La vida color de rosa

La vida nos depara momentos para todo. Hasta en esos instantes que consideramos vacíos y que transcurren en pura monotonía, cuando menos te lo esperas, salta la liebre y ¡zas! te topas con algo que no esperabas.

Esa sorpresa agradable, o ese inconveniente que te sale al paso, puede  ser más o menos duradero, pero nunca eterno, entendiendo por eternidad el viaje por este territorio, que es lo que conocemos por mundo. 

Son las casualidades o causalidades, las chispas que prenden y nos hacen sentir el calor de nuestra propio cuerpo; el asombro, también la rabia o la impotencia si con ese salto de la liebre nuestra cotidianidad se ve empujada a algunos de los abismos que el terreno abre ante nuestros pies.

No, la vida no es de color de rosa, aunque parece que hubiera un interés desmesurado por hacérnosla parecer, como si al alcance de cada uno de nosotros se desplegara un escenario de empalagosa textura.

La vida no es de color de rosa. La humanidad viene demostrando con pertinaz insistencia, desde el momento en el que el más peludo de nuestros antepasados cogió un palo o una piedra, que lo que más le gusta es el rojo sangre o el negro carbón. Y, sálvese quien pueda.  Pero entre palo y palo, entre guerra y guerra, entre el olor a sangre inocente derramada, se encienden las luces de la eterna fiesta para que podamos sentirnos libres y en paz en este rincón del mundo en el que hemos tenido la dicha de nacer. Es cierto que gran parte de nuestros jóvenes no tienen ni para comprar ni para alquilar casas y que la precariedad está detrás de muchas puertas, pero a cambio, tenemos celebraciones para todos los gustos. Inmersos en este enorme parque de atracciones, no salimos de una cuando ya estamos en otra a velocidad de vértigo. Gira la noria entre grititos histéricos, risas y chuflas, bullas y jaleos, de esta gran feria que ocupa todas las estaciones del año y en la que toda clase de celebraciones y rituales tienen cabida.

Creo que el mundo se divide entre aquellos a los que se oferta la vida como una gran fiesta al aire libre y los que se hacinan, enferman y mueren, también al aire libre, entre bombardeos, catástrofes naturales, hambre, campos de refugiados, o entre cartones en la puerta de algún banco o de alguna iglesia.

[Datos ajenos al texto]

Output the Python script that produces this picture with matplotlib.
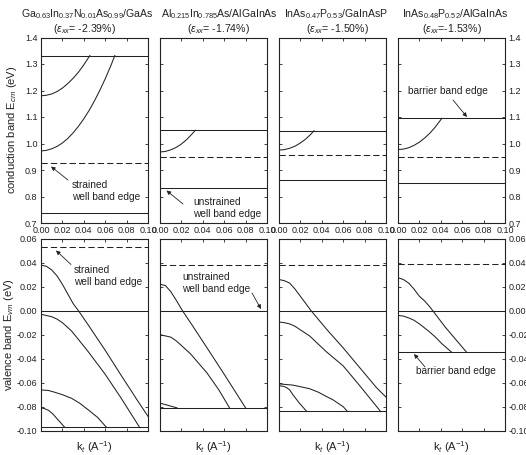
import matplotlib
matplotlib.use("Agg")
import matplotlib.pyplot as plt
import numpy as np

plt.rcParams['font.family'] = ['Liberation Sans', 'DejaVu Sans']
plt.rcParams['mathtext.fontset'] = 'custom'
plt.rcParams['mathtext.rm'] = 'Liberation Sans'
plt.rcParams['mathtext.it'] = 'Liberation Sans:italic'
plt.rcParams['mathtext.bf'] = 'Liberation Sans:bold'

# ---------------- data ----------------
titles = [r'Ga$_\mathregular{0.63}$In$_\mathregular{0.37}$N$_\mathregular{0.01}$As$_\mathregular{0.99}$/GaAs',
          r'Al$_\mathregular{0.215}$In$_\mathregular{0.785}$As/AlGaInAs',
          r'InAs$_\mathregular{0.47}$P$_\mathregular{0.53}$/GaInAsP',
          r'InAs$_\mathregular{0.48}$P$_\mathregular{0.52}$/AlGaInAs']
strains = [r'($\epsilon_{xx}$= -2.39%)', r'($\epsilon_{xx}$= -1.74%)',
           r'($\epsilon_{xx}$= -1.50%)', r'($\epsilon_{xx}$=-1.53%)']

# conduction band levels
cb_barrier = [1.332, 1.050, 1.048, 1.095]
cb_strained = [0.925, 0.950, 0.957, 0.948]
cb_unstrained = [0.738, 0.833, 0.862, 0.852]
cb_curves = [
    [([0, 0.005, 0.01, 0.015, 0.02, 0.025, 0.03, 0.035, 0.04, 0.0457],
      [1.180, 1.182, 1.187, 1.196, 1.209, 1.226, 1.246, 1.269, 1.297, 1.332]),
     ([0, 0.005, 0.01, 0.015, 0.02, 0.025, 0.03, 0.035, 0.04, 0.045, 0.05, 0.055, 0.06, 0.065, 0.069],
      [0.972, 0.974, 0.980, 0.989, 1.002, 1.019, 1.040, 1.065, 1.093, 1.125, 1.161, 1.201, 1.244, 1.291, 1.332])],
    [([0, 0.005, 0.01, 0.015, 0.02, 0.025, 0.03, 0.033],
      [0.968, 0.970, 0.976, 0.985, 0.998, 1.015, 1.036, 1.050])],
    [([0, 0.005, 0.01, 0.015, 0.02, 0.025, 0.03, 0.0327],
      [0.975, 0.977, 0.982, 0.990, 1.002, 1.017, 1.036, 1.048])],
    [([0, 0.005, 0.01, 0.015, 0.02, 0.025, 0.03, 0.035, 0.041],
      [0.977, 0.979, 0.984, 0.993, 1.005, 1.021, 1.040, 1.063, 1.095])],
]

# valence band levels
vb_strained = [0.053, 0.038, 0.038, 0.039]
vb_unstrained = [0.0, 0.0, 0.0, 0.0]
vb_barrier = [-0.097, -0.081, -0.084, -0.0345]
vb_curves = [
    [([0, 0.005, 0.01, 0.015, 0.02, 0.025, 0.03, 0.035, 0.045, 0.060, 0.075, 0.091, 0.100],
      [0.038, 0.037, 0.034, 0.029, 0.022, 0.014, 0.006, 0.0, -0.013, -0.033, -0.054, -0.076, -0.088]),
     ([0, 0.005, 0.01, 0.015, 0.02, 0.025, 0.0286, 0.035, 0.044, 0.060, 0.075, 0.092],
      [-0.003, -0.004, -0.005, -0.007, -0.010, -0.014, -0.017, -0.024, -0.034, -0.053, -0.073, -0.097]),
     ([0, 0.007, 0.013, 0.02, 0.0286, 0.036, 0.044, 0.053, 0.061],
      [-0.066, -0.0665, -0.068, -0.070, -0.073, -0.077, -0.0825, -0.089, -0.097]),
     ([0, 0.003, 0.007, 0.011, 0.016, 0.022],
      [-0.081, -0.0815, -0.083, -0.086, -0.091, -0.097])],
    [([0, 0.005, 0.010, 0.015, 0.021, 0.030, 0.044, 0.060, 0.080],
      [0.022, 0.021, 0.016, 0.009, 0.0, -0.012, -0.031, -0.053, -0.081]),
     ([0, 0.005, 0.01, 0.015, 0.02, 0.0286, 0.044, 0.055, 0.065],
      [-0.020, -0.021, -0.022, -0.025, -0.029, -0.036, -0.052, -0.066, -0.081]),
     ([0, 0.008, 0.016], [-0.077, -0.079, -0.081])],
    [([0, 0.005, 0.01, 0.015, 0.020, 0.025, 0.030, 0.045, 0.060, 0.075, 0.091, 0.100],
      [0.026, 0.025, 0.023, 0.018, 0.012, 0.006, 0.0, -0.016, -0.031, -0.047, -0.064, -0.072]),
     ([0, 0.005, 0.01, 0.015, 0.02, 0.0286, 0.044, 0.060, 0.075, 0.095],
      [-0.0094, -0.010, -0.011, -0.013, -0.016, -0.021, -0.034, -0.046, -0.062, -0.084]),
     ([0, 0.013, 0.0286, 0.037, 0.044, 0.050, 0.055, 0.060, 0.064],
      [-0.061, -0.062, -0.065, -0.068, -0.0714, -0.074, -0.077, -0.080, -0.084]),
     ([0, 0.004, 0.007, 0.010, 0.013, 0.019, 0.026],
      [-0.0625, -0.063, -0.064, -0.066, -0.070, -0.077, -0.084])],
    [([0, 0.005, 0.01, 0.015, 0.020, 0.025, 0.029, 0.0325, 0.044, 0.054, 0.064],
      [0.0275, 0.026, 0.023, 0.018, 0.012, 0.008, 0.004, 0.0, -0.0135, -0.024, -0.0345]),
     ([0, 0.005, 0.01, 0.015, 0.02, 0.0286, 0.035, 0.041, 0.050],
      [-0.0039, -0.0045, -0.006, -0.008, -0.011, -0.017, -0.022, -0.0275, -0.0345])],
]

x_ticks = [0.00, 0.02, 0.04, 0.06, 0.08, 0.10]
cb_ticks = [0.7, 0.8, 0.9, 1.0, 1.1, 1.2, 1.3, 1.4]
vb_ticks = [-0.10, -0.08, -0.06, -0.04, -0.02, 0.00, 0.02, 0.04, 0.06]

# ---------------- figure ----------------
W, H = 526, 455
fig = plt.figure(figsize=(W / 100, H / 100), dpi=100)
lefts = [41, 160, 279, 398]
pw = 107
top_y0, top_y1 = 37.5, 223.0
bot_y0, bot_y1 = 238.7, 430.7
title_cx = [87, 219, 336, 455]
strain_cx = [84, 218, 337, 452]

lw = 0.75
col = '#222222'
ts = 6.5
fs_ann = 7.3

def style(ax, yt, fmt, side):
    ax.set_xlim(0, 0.1)
    ax.set_xticks(x_ticks)
    ax.set_yticks(yt)
    ax.tick_params(direction='in', length=2.5, width=0.6, top=True, right=True,
                   labelsize=ts, pad=2.5, colors=col)
    ax.yaxis.set_major_formatter(matplotlib.ticker.FormatStrFormatter(fmt))
    ax.xaxis.set_major_formatter(matplotlib.ticker.FormatStrFormatter('%.2f'))
    for s in ax.spines.values():
        s.set_linewidth(0.8)
        s.set_color(col)
    if side == 'left':
        ax.tick_params(labelleft=True, labelright=False)
    elif side == 'right':
        ax.tick_params(labelleft=False, labelright=True)
    else:
        ax.tick_params(labelleft=False, labelright=False)

def ftext(x, y, s, **kw):
    return fig.text(x / W, 1 - y / H, s, **kw)

axes_top, axes_bot = [], []
for i, l in enumerate(lefts):
    side = 'left' if i == 0 else ('right' if i == 3 else 'none')
    axt = fig.add_axes([l / W, 1 - top_y1 / H, pw / W, (top_y1 - top_y0) / H])
    axt.set_ylim(0.7, 1.4)
    style(axt, cb_ticks, '%.1f', side)
    axt.axhline(cb_barrier[i], color=col, lw=lw)
    axt.axhline(cb_strained[i], color=col, lw=lw, ls=(0, (6, 3)))
    axt.axhline(cb_unstrained[i], color=col, lw=lw)
    for k, e in cb_curves[i]:
        axt.plot(k, e, color=col, lw=lw)
    ftext(title_cx[i], 14, titles[i], fontsize=7.6, ha='center', va='center', color=col)
    ftext(strain_cx[i], 29, strains[i], fontsize=7.6, ha='center', va='center', color=col)
    axes_top.append(axt)

    axb = fig.add_axes([l / W, 1 - bot_y1 / H, pw / W, (bot_y1 - bot_y0) / H])
    axb.set_ylim(-0.10, 0.06)
    style(axb, vb_ticks, '%.2f', side)
    axb.tick_params(labelbottom=False)
    axb.axhline(vb_strained[i], color=col, lw=lw, ls=(0, (6, 3)))
    axb.axhline(vb_unstrained[i], color=col, lw=lw)
    axb.axhline(vb_barrier[i], color=col, lw=lw)
    for k, e in vb_curves[i]:
        axb.plot(k, e, color=col, lw=lw)
    ftext(l + pw / 2, 447, r'k$_t$ (A$^{-1}$)', fontsize=8, ha='center', va='center', color=col)
    axes_bot.append(axb)

axes_top[0].set_ylabel(r'conduction band E$_{cm}$ (eV)', fontsize=8, labelpad=4, color=col)
axes_bot[0].set_ylabel(r'valence band E$_{vm}$ (eV)', fontsize=8, labelpad=1, color=col)

ap = dict(arrowstyle='-|>', lw=0.6, color=col, mutation_scale=6, shrinkA=0, shrinkB=0)

def px(x, y):
    return (x / W, 1 - y / H)

def ann(text, xy_px, xytext_px, tx_px, ha='left'):
    ftext(tx_px[0], tx_px[1], text, fontsize=fs_ann, ha=ha, va='center',
          linespacing=1.15, color=col)
    fig.add_artist(matplotlib.patches.FancyArrowPatch(px(*xytext_px), px(*xy_px),
                   transform=fig.transFigure, **ap))

ann('strained\nwell band edge', (51, 166.5), (68, 180), (72, 191))
ann('unstrained\nwell band edge', (166.5, 190.5), (183, 204), (193, 208))
ann('barrier band edge', (467, 117), (453, 100), (408, 91))
ann('strained\nwell band edge', (56, 250.5), (71, 264.5), (74, 276))
ann('unstrained\nwell band edge', (261, 309), (252, 293), (182, 283))
ann('barrier band edge', (414, 354), (425, 367), (415.5, 371))

fig.savefig('out.png', dpi=100)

Ahora que digo banco, se me viene a la cabeza esa iniciativa llevada a cabo por Worldcoin (ahora bloqueada en España): la creación de un banco de datos biométricos que obtienen escaneando el iris de los que se presten a cambio de criptomonedas. Visto lo visto, y en una sociedad regida por  el mercadeo, todo es susceptible de comprarse y de venderse sin que a nadie le tiemblen las pestañas.
 El iris, ese círculo coloreado del ojo, en el que los amantes se sumergen con deleite, único para cada persona, ofrece, al parecer, muchísima más información de la que imaginamos. Vamos, que vender tu iris es como vender tu alma al diablo, y ya sabemos -leyendas y obras literarias no faltan- cómo acaban este tipo de tratos.

Pero no quiero despedirme nombrando al maligno. La fiesta continúa en este parque temático y está al alcance de todos, o eso parece.

Hay un poema del  bonaerense Raúl González Tuñón en el que se repite una estrofa que me encanta. Ahí va:

“El dolor mata, amigo, la vida es dura, / y ya que usted no tiene hogar ni esposa / si quiere ver la vida color de rosa / eche veinte centavos en la ranura”.